Table of Contents

Session Restoration

WARNING: This document is for an older version of iTerm2.

Session restoration works by running your jobs within long-lived servers rather than as child processes of iTerm2. If iTerm2 crashes or upgrades, the servers keep going. When iTerm2 restarts, it searches for running servers and connects to them. The OS's window restoration feature preserves the content of your window, including scrollback history. iTerm2 marries the restored session to the appropriate server so you can pick up where you were.

tl;dr watch this: Demo Video

Notes

  • You must turn off System Prefs > General > Close windows when quitting an app. For more information on system window restoration, please see Apple's docs.

  • You must set Prefs > General > Startup to Use system window restoration settings.

  • Force quitting iTerm2, causing it to crash, or upgrading it when prompted should restore your sessions. NOTE: Quitting iTerm2 with Cmd-Q will terminate your jobs and they won't be restored. There is an advanced preference to change this behavior, though.

  • You can toggle this feature with Prefs>Advanced>Enable session restoration., but you must restart iTerm2 after changing this setting.

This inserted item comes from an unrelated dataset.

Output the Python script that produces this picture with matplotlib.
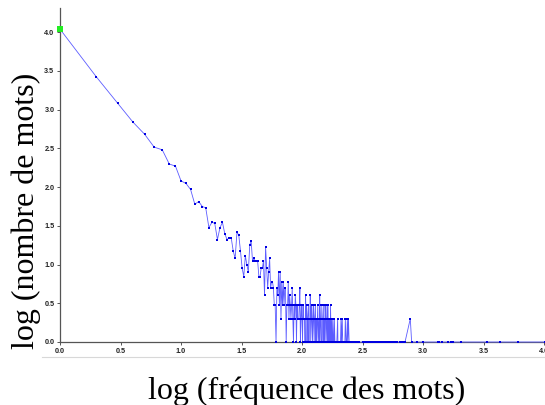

  • A session that has had only its window contents restored and not the running processes will get a reverse video Session Restored banner. A properly restored session will pick up right where you left it.

  • If you reboot, your jobs will terminate and not be restored. The window contents should be restored.

If you prefer for sessions not to be terminated when you quit iTerm2, turn off Prefs>Advanced>User-initiated quit (cmd-q) of iTerm2 will kill all running jobs.